Che tristezza i perdenti «collaborazionisti»
martedì 16 aprile 2019

Lo scandalo della Sanità in Umbria è ancora in evoluzione, sto alle notizie come sono ora, se dovessero attenuarsi o addirittura capovolgersi sarò il primo a rallegrarmene, perché così come sono allarmano. Che molti posti di lavoro negli ospedali venissero assegnati non per merito ma per raccomandazioni, mi riempie di tristezza e di sfiducia. Sì, certo, penso a quelli che meritavano e non hanno avuto. Ma c’è una categoria che mi rattrista di più, ed è quella dei, chiamiamoli così, 'perdenti collaborazionisti'.

Questi mi rattristano perché sono perdenti, e non dovevano esserlo, ma anche e soprattutto perché sono collaborazionisti, cioè non denunciano le astuzie di coloro che truccano i concorsi, o se le denunciano poi corrono subito dai truccatori per informarli della denuncia, in modo che possano preparare le difese.

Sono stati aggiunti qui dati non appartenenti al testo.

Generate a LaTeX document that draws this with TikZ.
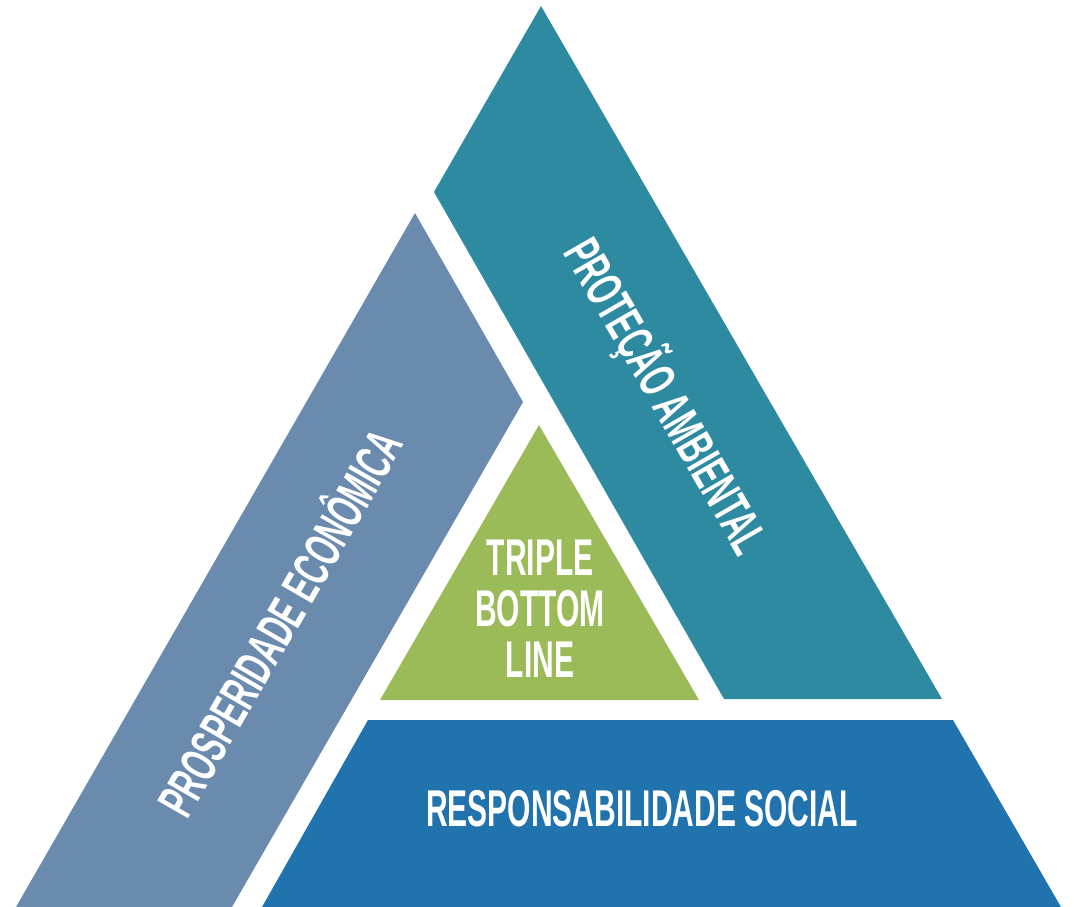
\documentclass[tikz,border=0pt]{standalone}
\usepackage{fontspec}
\usepackage{xcolor}
\newfontfamily\tblfont{Liberation Sans}[FakeStretch=0.58,UprightFont=* Bold]
\definecolor{ambiental}{RGB}{46,138,160}
\definecolor{economica}{RGB}{106,139,174}
\definecolor{social}{RGB}{32,115,172}
\definecolor{tbl}{RGB}{155,187,89}

\begin{document}
\begin{tikzpicture}[x=1pt,y=1pt,yscale=-1,
    lbl/.style={text=white,inner sep=0pt,font=\tblfont\fontsize{51.7}{51}\selectfont},
    capline/.style={text height=37pt,text depth=0pt}]
        \useasboundingbox (0,0) rectangle (1076,907);

        %Shape: Polygon [protecao ambiental]
        \fill [ambiental] (541,6) -- (434,192) -- (724,699) -- (942,699) -- cycle ;
        %Shape: Polygon [prosperidade economica]
        \fill [economica] (415,213) -- (523,402) -- (232,907) -- (16,907) -- cycle ;
        %Shape: Polygon [responsabilidade social]
        \fill [social] (368,720) -- (953,720) -- (1061,907) -- (262,907) -- cycle ;
        %Shape: Triangle [triple bottom line]
        \fill [tbl] (539,425) -- (699,700) -- (380,700) -- cycle ;

        % Text Node
        \node [lbl,capline,rotate=-60] (ambtxt) at (667,396) {PROTEÇÃO AMBIENTAL};
        % Text Node
        \node [lbl,capline,rotate=60] (ecotxt) at (280,623) {PROSPERIDADE ECONÔMICA};
        % Text Node
        \node [lbl,capline] (soctxt) at (642,808) {RESPONSABILIDADE SOCIAL};
        % Text Node
        \node [lbl,align=center] (tbltxt) at (540,609) {TRIPLE\\BOTTOM\\LINE};

\end{tikzpicture}
\end{document}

Qui scatta un meccanismo non raro nella mafia, chiamiamola così, normale, anche se la mafia dentro una società non dovrebbe mai essere normale, ma frequentissimo, e per così dire connaturato, nella mafia accademica: il consenso delle vittime.

Non è corruzione. Non è viltà. Non è paura. È qualcosa di più sottile e insidioso. Lo scandalo della Sanità in Umbria lo leggo su molti giornali, e vengono anche fornite intercettazioni, sia sonore (telefonate) che visive (fotografie): si sentono dialoghi in cui qualcuno dice: «Se mi registrano, trovano cinque reati ogni ora». Lo sanno ma non si fermano, e arrivati alla fine si complimentano fra loro: «Abbiamo sistemato tutti i raccomandati, è stato un bijoux». Naturalmente, se hanno sistemato tutti i raccomandati, che magaru non meritavano, vuol dire che son rimasti senza posto i non raccomandati, anche se meritevoli.

E questi denunciano, poi però spesso avvertono i denunciati, affinché possano insabbiare le denunce. Perché? Perché (riporto testualmente da un giornale di ieri) temono «che le loro dichiarazioni siano mal accolte dal sistema di potere che gestisce con sistema non trasparente il sistema sanitario». Puntano insomma a sentirsi approvati dai loro superiori come traguardo morale, se hanno quella approvazione si sentono a posto, se non l’hanno, perché i loro superiori hanno commesso un reato e loro sono testimoni a carico, si sentono in conflitto con se stessi, si pentono, si correggono.

Questo fenomeno, difficile da capire e difficile da spiegare, è normale di certa mafia accademica: tu punti a una cattedra, ti spetta, hai lavorato molto in quella direzione, ma il tuo professore la dà a un altro, tu puoi fare tutto tranne che contraddire il tuo professore, il tuo professore è esperto di Dante o Manzoni, se dà la tua cattedra a un altro è misticamente come se Dante o Manzoni la dessero a quell’altro, quell’altro viene cooptato nell’ordine dei grandi, che è un ordine nel quale si entra solo per cooptazione. È il trionfo del potere e la morte del merito. Chi viene cooptato dal potere finirà per meritare il potere a posteriori, lo eserciterà come se gli spettasse per diritto divino, e così, di passaggio in passaggio, la promozione diventa stabilmente qualcosa che si ottiene a prescindere dal merito.

Avere l’appoggio del potere vuol dire meritare. Chi non ha l’appoggio del potere e non ottiene, ha interesse a cercare subito buoni rapporti col potere, per ottenere domani. Cercare subito buoni rapporti col potere vuol dire fare subito atto di sottomissione a colui che ha appena vinto fregandoti il posto. Nella mafia accademica questa è la regola. A quanto pare, la mafia sanitaria la sta imparando.